If there's one major bone of contention in the fan community when it comes to Superman Returns, it's the Big Surprise that, lordy lordy, Superman is actually the father of Lois's son. Thematically, it's somewhat daring because it speaks to the movie's overall idea about what happens when a superhero shirks his responsibility and tries to act like everything's cool when he comes back. But as this plot point plays out in the actual movie, it's pure soap opera—a forced "gotcha" that creates more questions than it can possibly answer. (At the end of Superman II, wasn't her memory of her time with Superman erased? Doesn't she wonder how the kid could be Superman's? And does Marsden ever notice that the kid doesn't look like him?)
Like I said, Superman Returns has its problems, and yet I remain incredibly fond of it, almost protective. It's hard to think of a modern blockbuster that so purely loved the world it was becoming a part of. Maybe that's why the movie "failed": Rather than really trying to put his personal stamp on it, like other directors have in recent times with their franchises, Singer just wanted to make a reverent homage to the films that came before. And yet, that works for the film as well: It's a comic-book movie awash with nostalgia that's really about how hard it is to recapture the past.

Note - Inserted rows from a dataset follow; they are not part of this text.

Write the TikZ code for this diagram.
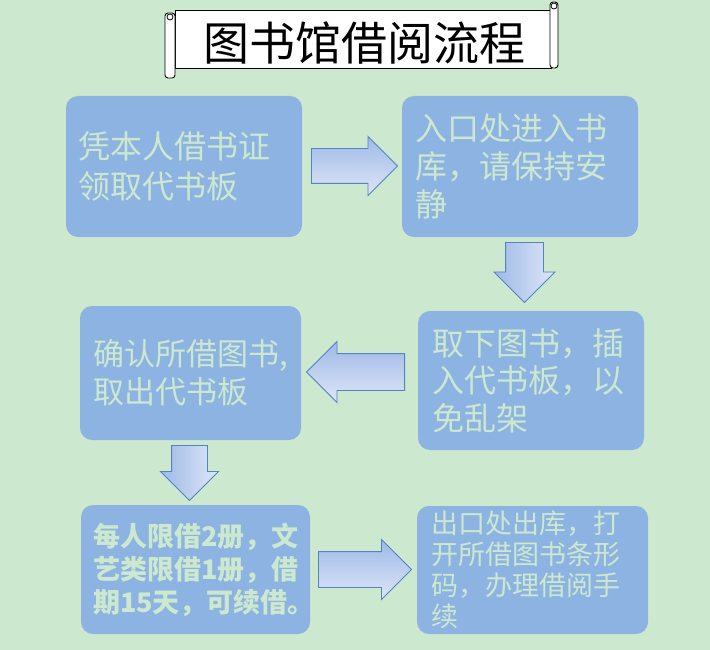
\documentclass[tikz,border=0pt]{standalone}
\usepackage{fontspec}
\usetikzlibrary{shapes.arrows}
\newfontfamily\cjk{Noto Sans CJK SC}
\definecolor{bgcol}{RGB}{204,232,207}
\definecolor{boxcol}{RGB}{141,179,226}
\definecolor{arrowline}{RGB}{84,130,196}
\definecolor{arrowtop}{RGB}{158,185,232}
\definecolor{arrowbot}{RGB}{222,230,246}
\tikzset{
  stepbox/.style={rounded corners=12pt, fill=boxcol, text=bgcol, align=left,
    inner ysep=0pt, anchor=center},
  blockarrow/.style={single arrow, draw=arrowline, line width=0.9pt,
    inner xsep=0pt, anchor=tail},
}
\begin{document}
\begin{tikzpicture}[x=1pt,y=-1pt]
  \fill[bgcol] (0,0) rectangle (710,650);
  % title scroll
  \draw[line width=0.9pt, fill=white] (175,10) rectangle (551,68);
  \draw[line width=0.9pt, fill=white, rounded corners=3pt] (165,13) rectangle (175,78);
  \draw[line width=0.8pt] (170,17) circle (3);
  \draw[line width=0.9pt, fill=white, rounded corners=3pt] (550,2) rectangle (558,68);
  \draw[line width=0.8pt] (554,6) circle (3);
  \node[font=\cjk\fontsize{46}{46}\selectfont] (title) at (364,43) {图书馆借阅流程};
  % steps
  \node[stepbox, minimum width=236, minimum height=141, text width=212, inner xsep=12,
    font=\cjk\fontsize{32}{40}\selectfont] (card) at (184,166.5)
    {凭本人借书证\\领取代书板};
  \node[stepbox, minimum width=236, minimum height=141, text width=210, inner xsep=13,
    font=\cjk\fontsize{32}{38}\selectfont] (enter) at (520,166.5)
    {入口处进入书\\库，请保持安\\静};
  \node[stepbox, minimum width=226, minimum height=139, text width=198, inner xsep=14,
    font=\cjk\fontsize{32}{37.5}\selectfont] (take) at (531,380.5)
    {取下图书，插\\入代书板，以\\免乱架};
  \node[stepbox, minimum width=221, minimum height=134, text width=195, inner xsep=13,
    font=\cjk\fontsize{31}{38}\selectfont] (confirm) at (190.5,373)
    {确认所借图书,\\取出代书板};
  \node[stepbox, minimum width=229, minimum height=129, text width=205, inner xsep=12,
    font=\cjk\bfseries\fontsize{27}{33}\selectfont] (rules) at (195.5,569.5)
    {每人限借2册，文\\艺类限借1册，借\\期15天，可续借。};
  \node[stepbox, minimum width=231, minimum height=128, text width=203, inner xsep=14,
    font=\cjk\fontsize{27}{31}\selectfont] (leave) at (532.5,570)
    {\raisebox{7pt}{\parbox{203pt}{出口处出库，打\\开所借图书条形\\码，办理借阅手\\续}}};
  % block arrows
  \node[blockarrow, top color=arrowtop, bottom color=arrowbot, minimum height=86,
    inner ysep=17, single arrow head extend=12] (arr1) at (311,166) {};
  \node[blockarrow, left color=arrowtop, right color=arrowbot, rotate=-90, minimum height=60,
    inner ysep=18.5, single arrow head extend=11.5] (arr2) at (524.5,242) {};
  \node[blockarrow, top color=arrowtop, bottom color=arrowbot, shape border rotate=180,
    minimum height=98, inner ysep=18, single arrow head extend=12] (arr3) at (405,372) {};
  \node[blockarrow, left color=arrowtop, right color=arrowbot, rotate=-90, minimum height=55,
    inner ysep=17.5, single arrow head extend=11] (arr4) at (189.5,445) {};
  \node[blockarrow, top color=arrowtop, bottom color=arrowbot, minimum height=93,
    inner ysep=17.5, single arrow head extend=12] (arr5) at (318,569.5) {};
\end{tikzpicture}
\end{document}
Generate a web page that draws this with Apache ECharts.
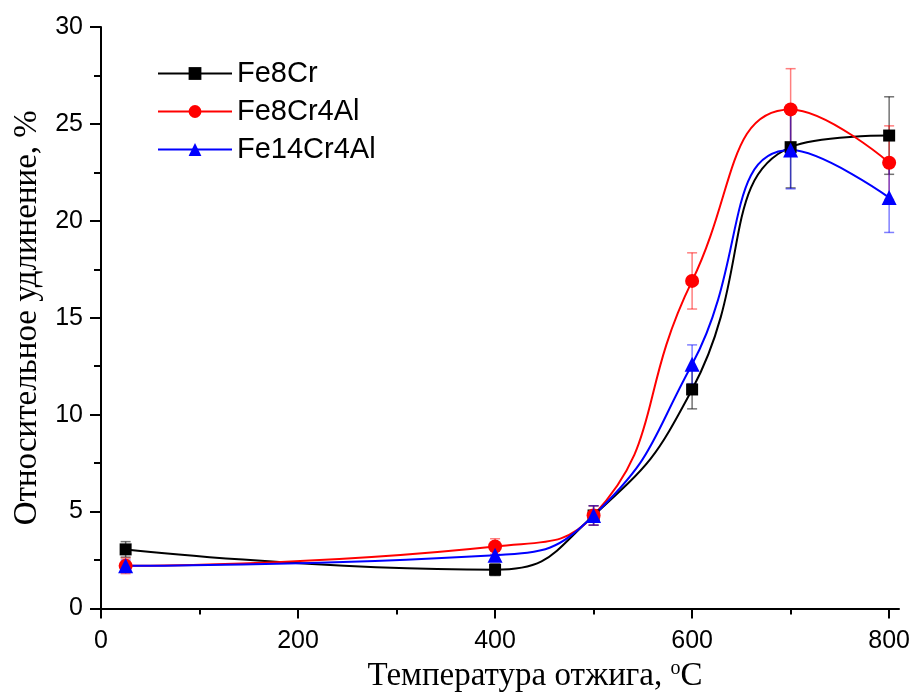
<!DOCTYPE html>
<html>
<head>
<meta charset="utf-8">
<script src="https://cdn.jsdelivr.net/npm/echarts@6/dist/echarts.min.js"></script>
<style>
    html, body { margin: 0; padding: 0; background: #fff; }
    #chart { width: 916px; height: 698px; }
</style>
</head>
<body>
<div id="chart"></div>
<script>
    // temperatures, degC
    var temps = [25, 400, 500, 600, 700, 800];

    // elongation, %
    var fe8cr = [3.05, 2.0, 4.8, 11.3, 23.8, 24.4];
    var fe8cr4al = [2.2, 3.2, 4.8, 16.9, 25.75, 23.0];
    var fe14cr4al = [2.2, 2.75, 4.8, 12.6, 23.65, 21.2];

    // error bar half widths
    var fe8crErr = [0.4, 0.3, 0.5, 1.0, 2.1, 2.0];
    var fe8cr4alErr = [0.4, 0.4, 0.5, 1.45, 2.1, 1.9];
    var fe14cr4alErr = [0.3, 0.3, 0.5, 1.0, 2.0, 1.8];

    var names = ['Fe8Cr', 'Fe8Cr4Al', 'Fe14Cr4Al'];
    var xTicks = [0, 200, 400, 600, 800];
    var xMinorTicks = [100, 300, 500, 700];
    var yTicks = [0, 5, 10, 15, 20, 25, 30];

    var sansFont = '"Liberation Sans", Arial, sans-serif';
    var serifFont = '"Liberation Serif", "Times New Roman", serif';

    var myChart = echarts.init(document.getElementById('chart'));

    function pairs(ys) {
        var out = [], i;
        for (i = 0; i < temps.length; i++) {
            out.push([temps[i], ys[i]]);
        }
        return out;
    }

    function errData(ys, es) {
        var out = [], i;
        for (i = 0; i < temps.length; i++) {
            out.push([temps[i], ys[i], es[i]]);
        }
        return out;
    }

    function errSeries(ys, es, color) {
        return {
            type: 'custom',
            z: 1,
            silent: true,
            data: errData(ys, es),
            renderItem: function (params, api) {
                var x = api.value(0), y = api.value(1), e = api.value(2),
                    lo = api.coord([x, y - e]),
                    hi = api.coord([x, y + e]),
                    w = 5,
                    st = { stroke: color, lineWidth: 1.5 };
                return {
                    type: 'group',
                    children: [
                        { type: 'line', shape: { x1: lo[0], y1: lo[1], x2: hi[0], y2: hi[1] }, style: st },
                        { type: 'line', shape: { x1: lo[0] - w, y1: lo[1], x2: lo[0] + w, y2: lo[1] }, style: st },
                        { type: 'line', shape: { x1: hi[0] - w, y1: hi[1], x2: hi[0] + w, y2: hi[1] }, style: st }
                    ]
                };
            }
        };
    }

    function lineSeries(name, ys, color, symbol, size) {
        return {
            name: name,
            type: 'line',
            z: 3,
            smooth: 0.5,
            data: pairs(ys),
            symbol: symbol,
            symbolSize: size,
            lineStyle: { color: color, width: 2 },
            itemStyle: { color: color }
        };
    }

    var option = {
        animation: false,
        backgroundColor: '#fff',
        legend: {
            orient: 'vertical',
            left: 152,
            top: 54,
            itemWidth: 74,
            itemHeight: 16,
            itemGap: 9,
            textStyle: { fontFamily: sansFont, fontSize: 29, color: '#000' },
            data: names
        },
        grid: {
            left: 101,
            right: 17,
            top: 27,
            bottom: 89
        },
        xAxis: [{
            type: 'value',
            min: 0,
            max: 810,
            interval: 200,
            name: 'Температура отжига, {sup|o}C',
            nameLocation: 'middle',
            nameGap: 50,
            nameTextStyle: {
                fontFamily: serifFont,
                fontSize: 33,
                color: '#000',
                padding: [0, 0, 0, 70],
                rich: {
                    sup: { fontFamily: serifFont, fontSize: 20, color: '#000', padding: [0, 0, 16, 0] }
                }
            },
            axisLine: { lineStyle: { color: '#000', width: 2 } },
            axisTick: { inside: false, length: 10, customValues: xTicks, lineStyle: { color: '#000', width: 2 } },
            axisLabel: { fontFamily: sansFont, fontSize: 25, color: '#000', margin: 20, customValues: xTicks },
            splitLine: { show: false }
        }, {
            type: 'value',
            min: 0,
            max: 810,
            position: 'bottom',
            axisLine: { show: false },
            axisTick: { inside: false, length: 6, customValues: xMinorTicks, lineStyle: { color: '#000', width: 2 } },
            axisLabel: { show: false },
            splitLine: { show: false }
        }],
        yAxis: {
            type: 'value',
            min: yTicks[0],
            max: yTicks[yTicks.length - 1],
            interval: 5,
            name: 'Относительное удлинение, %',
            nameLocation: 'middle',
            nameGap: 52,
            nameTextStyle: { fontFamily: serifFont, fontSize: 33, color: '#000' },
            axisLine: { lineStyle: { color: '#000', width: 2 } },
            axisTick: { inside: false, length: 11, lineStyle: { color: '#000', width: 2 } },
            minorTick: { show: true, splitNumber: 2, length: 7, lineStyle: { color: '#000', width: 2 } },
            axisLabel: { fontFamily: sansFont, fontSize: 25, color: '#000', margin: 18 },
            splitLine: { show: false }
        },
        series: [
            errSeries(fe8cr, fe8crErr, 'rgba(0,0,0,0.55)'),
            errSeries(fe8cr4al, fe8cr4alErr, 'rgba(255,0,0,0.5)'),
            errSeries(fe14cr4al, fe14cr4alErr, 'rgba(0,0,255,0.5)'),
            lineSeries(names[0], fe8cr, '#000000', 'rect', 12),
            lineSeries(names[1], fe8cr4al, '#ff0000', 'circle', 14),
            lineSeries(names[2], fe14cr4al, '#0000ff', 'triangle', 15)
        ]
    };

    myChart.setOption(option);
</script>
</body>
</html>
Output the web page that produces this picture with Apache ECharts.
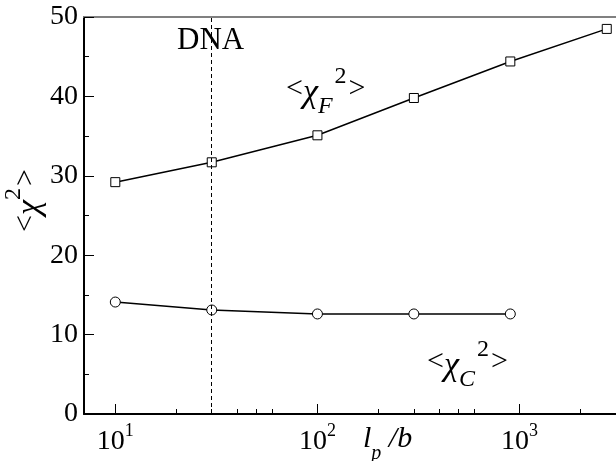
<!DOCTYPE html>
<html>
<head>
<meta charset="utf-8">
<script src="https://cdn.jsdelivr.net/npm/echarts@6/dist/echarts.min.js"></script>
<style>
  html, body { margin: 0; padding: 0; background: #fff; }
  #chart { width: 616px; height: 461px; }
</style>
</head>
<body>
<div id="chart"></div>
<script>
// persistence length l_p/b (x, log scale)
const lpF = [10, 30, 100, 300, 900, 2700];
const chiF = [29.2, 31.7, 35.1, 39.8, 44.4, 48.5];
const lpC = [10, 30, 100, 300, 900];
const chiC = [14.1, 13.1, 12.6, 12.6, 12.6];
const dnaLp = 30;

const xMajor = [10, 100, 1000];
const xMinor = [20, 30, 40, 50, 60, 200, 300, 400, 500, 600, 2000];
const yTicks = [0, 10, 20, 30, 40, 50];

const serif = "Liberation Serif";
const chart = echarts.init(document.getElementById("chart"));

const toPairs = (xs, ys) => xs.map((x, i) => [x, ys[i]]);

const subSup = {
  m: { fontFamily: serif, fontSize: 30, lineHeight: 48, verticalAlign: "middle", color: "#000" },
  c: { fontFamily: serif, fontSize: 34, fontStyle: "italic", lineHeight: 48, verticalAlign: "middle", color: "#000", padding: [8, 0, 0, 0] },
  sub: { fontFamily: serif, fontSize: 24, fontStyle: "italic", lineHeight: 16, verticalAlign: "bottom", color: "#000", padding: [0, 2, -6, 0] },
  sup: { fontFamily: serif, fontSize: 24, lineHeight: 12, verticalAlign: "top", color: "#000", padding: [0, 2, 0, 0] },
};

const logAxis = {
  type: "log",
  logBase: 10,
  min: 7,
  max: 3000,
  splitLine: { show: false },
};

let option = {
  animation: false,
  grid: {
    left: 84,
    top: 17,
    right: -1,
    bottom: 47,
  },
  xAxis: [
    {
      ...logAxis,
      position: "bottom",
      axisLine: { lineStyle: { color: "#000", width: 2 } },
      axisTick: { inside: true, length: 10, customValues: xMajor, lineStyle: { color: "#000", width: 1 } },
      axisLabel: {
        customValues: xMajor,
        margin: 8,
        formatter: (v) => "{b|10}{s|" + Math.round(Math.log10(v)) + "}",
        rich: {
          b: { fontFamily: serif, fontSize: 28, lineHeight: 34, verticalAlign: "bottom", color: "#000" },
          s: { fontFamily: serif, fontSize: 18, lineHeight: 18, verticalAlign: "top", color: "#000" },
        },
      },
    },
    {
      ...logAxis,
      position: "bottom",
      axisLine: { show: false },
      axisTick: { inside: true, length: 5, customValues: xMinor, lineStyle: { color: "#000", width: 1 } },
      axisLabel: { show: false },
    },
    {
      ...logAxis,
      position: "top",
      axisLine: { lineStyle: { color: "#808080", width: 2 } },
      axisTick: { show: false },
      axisLabel: { show: false },
    },
  ],
  yAxis: {
    type: "value",
    min: 0,
    max: 50,
    interval: 10,
    axisLine: { show: true, lineStyle: { color: "#000", width: 2 } },
    axisTick: { show: true, inside: true, length: 10, lineStyle: { color: "#000", width: 1 } },
    minorTick: { show: true, splitNumber: 2, length: 5, lineStyle: { color: "#000", width: 1 } },
    axisLabel: {
      margin: 6,
      fontFamily: serif,
      fontSize: 28,
      color: "#000",
      customValues: yTicks,
    },
    splitLine: { show: false },
  },
  series: [
    {
      name: "F",
      type: "line",
      data: toPairs(lpF, chiF),
      symbol: "rect",
      symbolSize: 9,
      lineStyle: { color: "#000", width: 1.5 },
      itemStyle: { color: "#fff", borderColor: "#000", borderWidth: 1 },
      markLine: {
        silent: true,
        symbol: "none",
        label: { show: false },
        lineStyle: { color: "#000", width: 1, type: [4, 3] },
        data: [{ xAxis: dnaLp }],
      },
      z: 3,
    },
    {
      name: "C",
      type: "line",
      data: toPairs(lpC, chiC),
      symbol: "circle",
      symbolSize: 10,
      lineStyle: { color: "#000", width: 1.5 },
      itemStyle: { color: "#fff", borderColor: "#000", borderWidth: 1 },
      z: 3,
    },
  ],
  graphic: [
    {
      type: "text",
      left: 177,
      top: 25,
      style: { text: "DNA", fontFamily: serif, fontSize: 31, fill: "#000" },
    },
    {
      type: "text",
      left: 286,
      top: 65,
      style: { text: "{m|<}{c|χ}{sub|F}{sup|2}{m|>}", rich: subSup },
    },
    {
      type: "text",
      left: 427,
      top: 338,
      style: { text: "{m|<}{c|χ}{sub|C}{sup|2}{m|>}", rich: subSup },
    },
    {
      type: "text",
      left: 363,
      top: 424,
      style: {
        text: "{i|l}{sub|p}{i| /b}",
        rich: {
          i: { fontFamily: serif, fontSize: 30, fontStyle: "italic", lineHeight: 32, verticalAlign: "top", color: "#000" },
          sub: { fontFamily: serif, fontSize: 20, fontStyle: "italic", lineHeight: 18, verticalAlign: "bottom", color: "#000", padding: [0, 0, -8, 0] },
        },
      },
    },
    {
      type: "text",
      rotation: Math.PI / 2,
      x: 2,
      y: 232,
      style: {
        text: "{m|<}{c|χ}{sup|2}{m|>}",
        rich: subSup,
      },
    },
  ],
};

chart.setOption(option);
</script>
</body>
</html>
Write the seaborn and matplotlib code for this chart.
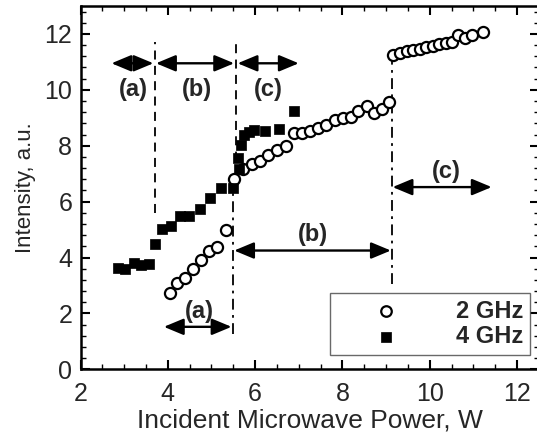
import numpy as np
import pandas as pd
import seaborn as sns
import matplotlib.pyplot as plt
from matplotlib.ticker import MultipleLocator

# 2 GHz (open circles)
x_2ghz = [4.05, 4.20, 4.39, 4.57, 4.75, 4.94, 5.13, 5.33,
          5.52, 5.73, 5.92, 6.11, 6.30, 6.50, 6.70, 6.88, 7.07, 7.25, 7.43, 7.63,
          7.83, 8.02, 8.19, 8.36, 8.57, 8.73, 8.90, 9.07,
          9.17, 9.32, 9.47, 9.62, 9.77, 9.92, 10.07, 10.22, 10.37, 10.50,
          10.66, 10.82, 10.97, 11.22]
y_2ghz = [2.74, 3.10, 3.27, 3.59, 3.92, 4.25, 4.36, 4.99,
          6.80, 7.18, 7.33, 7.47, 7.66, 7.83, 7.98, 8.46, 8.46, 8.52, 8.62, 8.75,
          8.93, 8.99, 9.02, 9.25, 9.41, 9.17, 9.30, 9.56,
          11.25, 11.33, 11.38, 11.42, 11.46, 11.52, 11.57, 11.63, 11.68, 11.70,
          11.96, 11.86, 11.95, 12.08]

# 4 GHz (filled squares)
x_4ghz = [2.87, 3.02, 3.22, 3.38, 3.57, 3.70, 3.87, 4.08, 4.28, 4.49, 4.74, 4.97,
          5.23, 5.50, 5.62, 5.60, 5.67, 5.75, 5.85, 5.97, 6.22, 6.55, 6.88]
y_4ghz = [3.62, 3.59, 3.80, 3.75, 3.76, 4.48, 5.02, 5.12, 5.49, 5.49, 5.72, 6.14,
          6.48, 6.48, 7.17, 7.57, 8.04, 8.40, 8.48, 8.55, 8.53, 8.60, 9.23]

df2 = pd.DataFrame({"power": x_2ghz, "intensity": y_2ghz})
df4 = pd.DataFrame({"power": x_4ghz, "intensity": y_4ghz})

sns.set_style("ticks")
plt.rcParams['font.family'] = ['Liberation Sans', 'DejaVu Sans']

fig = plt.figure(figsize=(5.37, 4.42), dpi=100)
ax = fig.add_axes([80.5 / 537, 1 - 369.3 / 442, (538.8 - 80.5) / 537, (369.3 - 6) / 442])

sns.scatterplot(data=df2, x="power", y="intensity", ax=ax, marker="o", s=64,
                facecolor="white", edgecolor="black", linewidth=1.6, label="2 GHz", zorder=3)
sns.scatterplot(data=df4, x="power", y="intensity", ax=ax, marker="s", s=58,
                color="black", edgecolor="black", linewidth=0.5, label="4 GHz", zorder=3)

ax.set_xlim(2, 12.5)
ax.set_ylim(0, 13)
ax.xaxis.set_major_locator(MultipleLocator(2))
ax.xaxis.set_minor_locator(MultipleLocator(0.5))
ax.yaxis.set_major_locator(MultipleLocator(2))
ax.yaxis.set_minor_locator(MultipleLocator(0.4))
ax.tick_params(which="both", direction="in", top=True, right=True, color="black")
ax.tick_params(which="major", length=6.5, width=1.5, labelsize=18)
ax.tick_params(axis="x", which="major", pad=9)
ax.tick_params(axis="y", which="major", pad=6)
ax.tick_params(which="minor", length=3.5, width=1.0)
for sp in ax.spines.values():
    sp.set_linewidth(1.8)
    sp.set_color("black")

ax.set_xlabel("Incident Microwave Power, W", fontsize=19, labelpad=2)
ax.set_ylabel("Intensity, a.u.", fontsize=16, labelpad=6)

# region boundaries
dash = (0, (5, 3.5))
dashdot = (0, (6, 3, 1.5, 3))
ax.plot([3.70, 3.70], [5.6, 11.7], color="black", lw=1.3, ls=dash, zorder=2)
ax.plot([5.56, 5.56], [6.9, 11.7], color="black", lw=1.3, ls=dash, zorder=2)
ax.plot([5.50, 5.50], [1.28, 6.6], color="black", lw=1.3, ls=dashdot, zorder=2)
ax.plot([9.13, 9.13], [3.07, 11.2], color="black", lw=1.3, ls=dashdot, zorder=2)

arrow = dict(arrowstyle="<|-|>,head_length=0.6,head_width=0.25", color="black",
             lw=1.7, mutation_scale=20, shrinkA=0, shrinkB=0)
spans = [(2.71, 3.67, 10.95), (3.73, 5.52, 10.95), (5.60, 7.00, 10.95),
         (3.91, 5.46, 1.52), (5.52, 9.11, 4.25), (9.15, 11.42, 6.52)]
for x1, x2, yy in spans:
    ax.annotate("", xy=(x2, yy), xytext=(x1, yy), arrowprops=arrow)

labels = [("(a)", 3.21, 10.0), ("(b)", 4.66, 10.0), ("(c)", 6.30, 10.0),
          ("(a)", 4.72, 2.07), ("(b)", 7.32, 4.84), ("(c)", 10.39, 7.09)]
for txt, lx, ly in labels:
    ax.text(lx, ly, txt, fontsize=17, fontweight="bold", ha="center", va="center")

leg = ax.legend(loc="lower right", bbox_to_anchor=(0.981, 0.039), borderaxespad=0,
                prop={"weight": "bold", "size": 17}, frameon=True, fancybox=False,
                handlelength=4.1, handletextpad=0.9, borderpad=0.3, labelspacing=0.1,
                markerscale=0.95)
leg.get_frame().set_edgecolor("#444444")
leg.get_frame().set_linewidth(1.0)

fig.savefig("out.png", dpi=100)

I haven't seen Man of Steel yet, but from the trailers it's pretty clear that it's very much going the Batman Begins/Dark Knight route: an emphasis on realism, nuanced characters, and a serious, grownup tone. (Not surprising, considering that Nolan produced the movie and co-wrote the story.) It may turn out to be amazing. But I fear it's going to be the type of comic book movie we've come to expect—it will impress us but not really surprise us or dare to do something different. For all its shortcomings, Superman Returns at least tried to do that. If that makes it a failure, I wouldn't mind a couple such failures every summer.